= 1956 Cook Islands general election =

General elections were held in the Cook Islands in March 1956. The elections took the form of an election to Rarotonga Island Council, whose sole European member also automatically became the only elected member of the Legislative Council. Incumbent member Henley McKegg was narrowly re-elected, defeating R.J.A. Ingram by three votes.

==Electoral system==
The Cook Islands Legislative Council consisted of ten members elected by island councils (four from Rarotonga and six from smaller islands), ten civil servants appointed by the Governor-General of New Zealand (the Chief Medical Officer, the Director of Agriculture, the Education Officer, six Resident Agents and the Treasurer) and the Resident Commissioner, who was president of the council. The sole European member of Rarotonga Island Council automatically became the island's representative in the Legislative Council, and was the only member of the Legislative Council to be directly elected.

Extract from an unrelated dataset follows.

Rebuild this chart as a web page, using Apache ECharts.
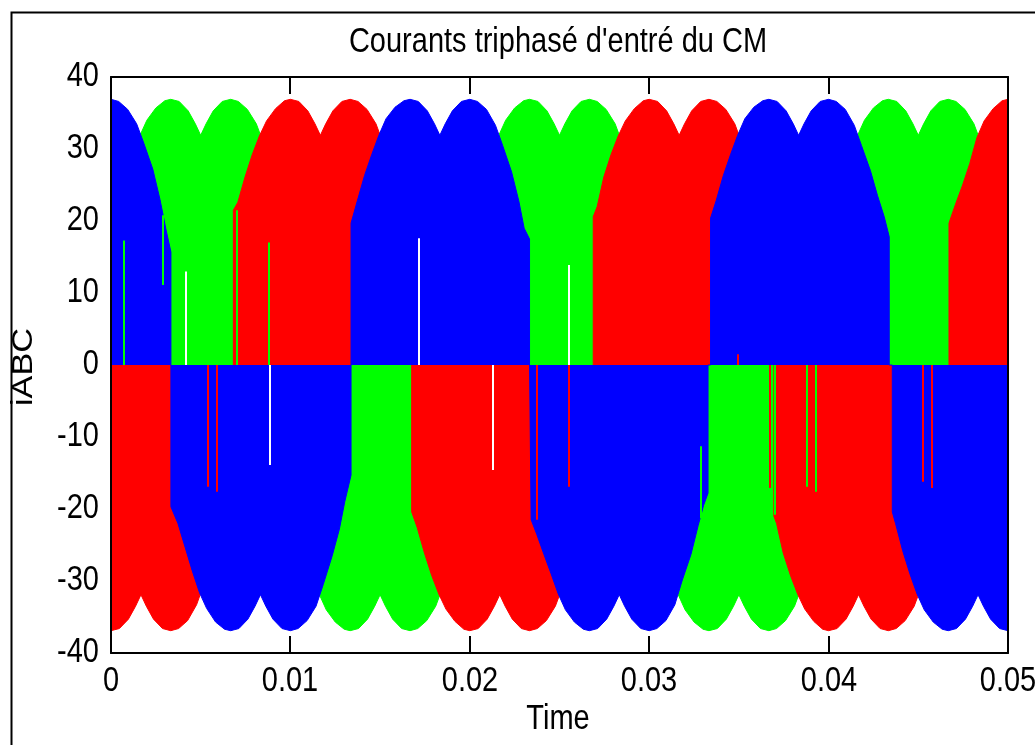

Elections to Rarotonga Island Council were held every three years, with the six Cook Islander members elected from single-member constituencies based on the land survey districts, and the European member from the entire island.

==Results==
===European member===

| Candidate | Votes | % | Notes |
| Henley McKegg | 65 | 51.18 | Re-elected |
| R.J.A. Ingram | 62 | 48.82 |  |
| Total | 127 | 100.00 |  |
| Valid votes | 127 | 98.45 |  |
| Invalid/blank votes | 2 | 1.55 |  |
| Total votes | 129 | 100.00 |  |
Source: Pacific Islands Monthly

===Cook Islander members===
In the Cook Islander seats, voter turnout was higher than any previous election. The Cook Islands Progressive Association won three of the six seats, with another party member finishing joint first in a tied seat.